- _Dataset excerpt_

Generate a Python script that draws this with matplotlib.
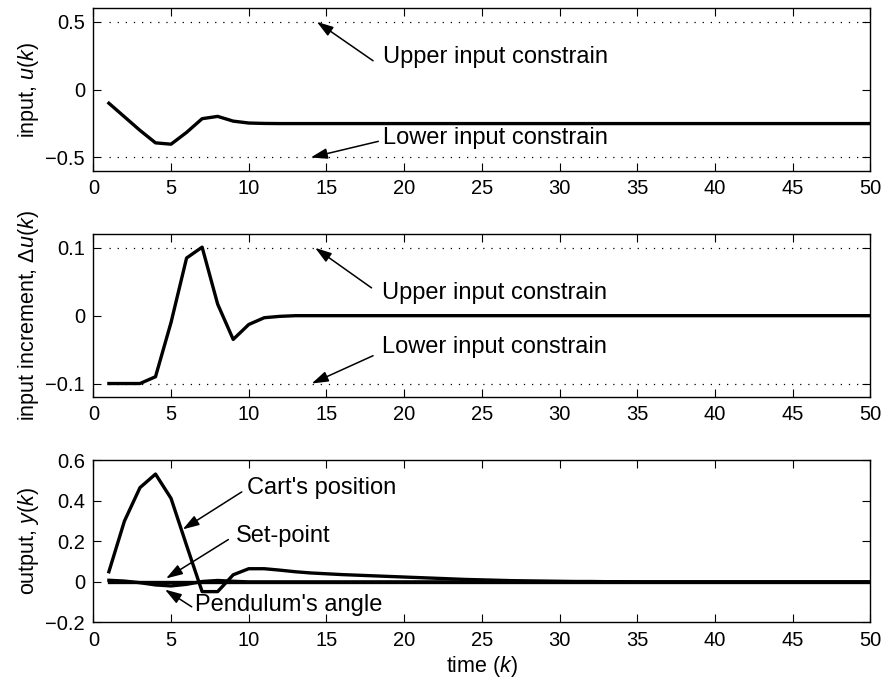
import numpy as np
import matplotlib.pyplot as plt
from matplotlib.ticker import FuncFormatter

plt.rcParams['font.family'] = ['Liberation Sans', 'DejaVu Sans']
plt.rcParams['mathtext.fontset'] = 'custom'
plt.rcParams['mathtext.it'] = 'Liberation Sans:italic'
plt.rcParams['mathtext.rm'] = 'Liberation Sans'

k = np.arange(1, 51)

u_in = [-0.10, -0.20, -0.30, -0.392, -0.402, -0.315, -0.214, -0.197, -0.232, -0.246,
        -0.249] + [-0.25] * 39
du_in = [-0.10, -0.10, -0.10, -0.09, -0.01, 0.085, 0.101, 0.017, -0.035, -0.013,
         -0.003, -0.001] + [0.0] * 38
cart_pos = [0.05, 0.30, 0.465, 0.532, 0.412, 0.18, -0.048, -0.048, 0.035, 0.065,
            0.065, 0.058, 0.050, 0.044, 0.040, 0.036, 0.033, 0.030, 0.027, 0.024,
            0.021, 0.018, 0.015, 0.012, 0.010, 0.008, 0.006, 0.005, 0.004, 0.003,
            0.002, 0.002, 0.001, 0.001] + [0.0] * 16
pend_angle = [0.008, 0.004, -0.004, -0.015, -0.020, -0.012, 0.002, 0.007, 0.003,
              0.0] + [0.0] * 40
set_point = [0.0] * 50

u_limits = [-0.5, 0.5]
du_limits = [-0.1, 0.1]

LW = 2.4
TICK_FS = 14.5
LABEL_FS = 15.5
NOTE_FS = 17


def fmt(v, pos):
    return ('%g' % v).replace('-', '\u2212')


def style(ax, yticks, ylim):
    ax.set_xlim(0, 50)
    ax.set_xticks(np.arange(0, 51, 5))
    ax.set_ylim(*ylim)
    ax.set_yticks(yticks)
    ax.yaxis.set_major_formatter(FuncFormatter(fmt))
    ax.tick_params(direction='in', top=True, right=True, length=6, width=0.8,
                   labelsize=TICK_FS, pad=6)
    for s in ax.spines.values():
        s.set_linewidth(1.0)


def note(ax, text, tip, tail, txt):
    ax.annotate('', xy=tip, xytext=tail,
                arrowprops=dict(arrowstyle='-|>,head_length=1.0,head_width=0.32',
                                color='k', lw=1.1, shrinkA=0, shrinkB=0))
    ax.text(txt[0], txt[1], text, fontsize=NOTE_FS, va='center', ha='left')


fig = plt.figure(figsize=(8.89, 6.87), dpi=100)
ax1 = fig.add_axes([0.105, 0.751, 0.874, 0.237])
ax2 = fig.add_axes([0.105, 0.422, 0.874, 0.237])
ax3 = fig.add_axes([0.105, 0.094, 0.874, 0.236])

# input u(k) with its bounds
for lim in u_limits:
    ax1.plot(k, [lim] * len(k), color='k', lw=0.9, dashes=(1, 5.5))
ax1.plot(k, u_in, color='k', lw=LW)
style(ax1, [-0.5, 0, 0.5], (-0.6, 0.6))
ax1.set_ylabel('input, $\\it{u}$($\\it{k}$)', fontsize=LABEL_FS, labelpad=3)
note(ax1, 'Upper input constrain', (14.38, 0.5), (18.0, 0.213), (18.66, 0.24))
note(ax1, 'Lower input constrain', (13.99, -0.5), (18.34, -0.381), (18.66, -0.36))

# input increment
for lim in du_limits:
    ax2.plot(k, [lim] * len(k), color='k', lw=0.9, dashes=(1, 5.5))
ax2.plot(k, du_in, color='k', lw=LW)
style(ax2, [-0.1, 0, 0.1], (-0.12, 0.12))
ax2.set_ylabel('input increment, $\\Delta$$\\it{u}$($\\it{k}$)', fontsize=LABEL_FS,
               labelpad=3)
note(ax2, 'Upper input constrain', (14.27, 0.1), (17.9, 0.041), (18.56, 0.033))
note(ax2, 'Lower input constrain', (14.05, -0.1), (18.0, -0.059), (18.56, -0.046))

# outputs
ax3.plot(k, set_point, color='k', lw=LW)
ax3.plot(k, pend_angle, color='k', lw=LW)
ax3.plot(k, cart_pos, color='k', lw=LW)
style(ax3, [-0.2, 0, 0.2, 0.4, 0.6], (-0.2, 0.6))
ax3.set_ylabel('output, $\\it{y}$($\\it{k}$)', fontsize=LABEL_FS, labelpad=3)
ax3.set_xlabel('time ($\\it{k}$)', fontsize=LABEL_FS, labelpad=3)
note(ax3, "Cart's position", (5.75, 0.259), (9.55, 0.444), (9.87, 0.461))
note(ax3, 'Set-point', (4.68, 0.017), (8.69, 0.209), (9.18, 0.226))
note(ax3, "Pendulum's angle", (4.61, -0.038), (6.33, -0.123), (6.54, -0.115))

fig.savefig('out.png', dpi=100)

- _Your goal_
Copy the data word for word. Pictures do not go in the copy.

- _Answer in full_
Generate a Python script that draws this with matplotlib.
import numpy as np
import matplotlib.pyplot as plt
from matplotlib.ticker import FuncFormatter

plt.rcParams['font.family'] = ['Liberation Sans', 'DejaVu Sans']
plt.rcParams['mathtext.fontset'] = 'custom'
plt.rcParams['mathtext.it'] = 'Liberation Sans:italic'
plt.rcParams['mathtext.rm'] = 'Liberation Sans'

k = np.arange(1, 51)

u_in = [-0.10, -0.20, -0.30, -0.392, -0.402, -0.315, -0.214, -0.197, -0.232, -0.246,
        -0.249] + [-0.25] * 39
du_in = [-0.10, -0.10, -0.10, -0.09, -0.01, 0.085, 0.101, 0.017, -0.035, -0.013,
         -0.003, -0.001] + [0.0] * 38
cart_pos = [0.05, 0.30, 0.465, 0.532, 0.412, 0.18, -0.048, -0.048, 0.035, 0.065,
            0.065, 0.058, 0.050, 0.044, 0.040, 0.036, 0.033, 0.030, 0.027, 0.024,
            0.021, 0.018, 0.015, 0.012, 0.010, 0.008, 0.006, 0.005, 0.004, 0.003,
            0.002, 0.002, 0.001, 0.001] + [0.0] * 16
pend_angle = [0.008, 0.004, -0.004, -0.015, -0.020, -0.012, 0.002, 0.007, 0.003,
              0.0] + [0.0] * 40
set_point = [0.0] * 50

u_limits = [-0.5, 0.5]
du_limits = [-0.1, 0.1]

LW = 2.4
TICK_FS = 14.5
LABEL_FS = 15.5
NOTE_FS = 17


def fmt(v, pos):
    return ('%g' % v).replace('-', '\u2212')


def style(ax, yticks, ylim):
    ax.set_xlim(0, 50)
    ax.set_xticks(np.arange(0, 51, 5))
    ax.set_ylim(*ylim)
    ax.set_yticks(yticks)
    ax.yaxis.set_major_formatter(FuncFormatter(fmt))
    ax.tick_params(direction='in', top=True, right=True, length=6, width=0.8,
                   labelsize=TICK_FS, pad=6)
    for s in ax.spines.values():
        s.set_linewidth(1.0)


def note(ax, text, tip, tail, txt):
    ax.annotate('', xy=tip, xytext=tail,
                arrowprops=dict(arrowstyle='-|>,head_length=1.0,head_width=0.32',
                                color='k', lw=1.1, shrinkA=0, shrinkB=0))
    ax.text(txt[0], txt[1], text, fontsize=NOTE_FS, va='center', ha='left')


fig = plt.figure(figsize=(8.89, 6.87), dpi=100)
ax1 = fig.add_axes([0.105, 0.751, 0.874, 0.237])
ax2 = fig.add_axes([0.105, 0.422, 0.874, 0.237])
ax3 = fig.add_axes([0.105, 0.094, 0.874, 0.236])

# input u(k) with its bounds
for lim in u_limits:
    ax1.plot(k, [lim] * len(k), color='k', lw=0.9, dashes=(1, 5.5))
ax1.plot(k, u_in, color='k', lw=LW)
style(ax1, [-0.5, 0, 0.5], (-0.6, 0.6))
ax1.set_ylabel('input, $\\it{u}$($\\it{k}$)', fontsize=LABEL_FS, labelpad=3)
note(ax1, 'Upper input constrain', (14.38, 0.5), (18.0, 0.213), (18.66, 0.24))
note(ax1, 'Lower input constrain', (13.99, -0.5), (18.34, -0.381), (18.66, -0.36))

# input increment
for lim in du_limits:
    ax2.plot(k, [lim] * len(k), color='k', lw=0.9, dashes=(1, 5.5))
ax2.plot(k, du_in, color='k', lw=LW)
style(ax2, [-0.1, 0, 0.1], (-0.12, 0.12))
ax2.set_ylabel('input increment, $\\Delta$$\\it{u}$($\\it{k}$)', fontsize=LABEL_FS,
               labelpad=3)
note(ax2, 'Upper input constrain', (14.27, 0.1), (17.9, 0.041), (18.56, 0.033))
note(ax2, 'Lower input constrain', (14.05, -0.1), (18.0, -0.059), (18.56, -0.046))

# outputs
ax3.plot(k, set_point, color='k', lw=LW)
ax3.plot(k, pend_angle, color='k', lw=LW)
ax3.plot(k, cart_pos, color='k', lw=LW)
style(ax3, [-0.2, 0, 0.2, 0.4, 0.6], (-0.2, 0.6))
ax3.set_ylabel('output, $\\it{y}$($\\it{k}$)', fontsize=LABEL_FS, labelpad=3)
ax3.set_xlabel('time ($\\it{k}$)', fontsize=LABEL_FS, labelpad=3)
note(ax3, "Cart's position", (5.75, 0.259), (9.55, 0.444), (9.87, 0.461))
note(ax3, 'Set-point', (4.68, 0.017), (8.69, 0.209), (9.18, 0.226))
note(ax3, "Pendulum's angle", (4.61, -0.038), (6.33, -0.123), (6.54, -0.115))

fig.savefig('out.png', dpi=100)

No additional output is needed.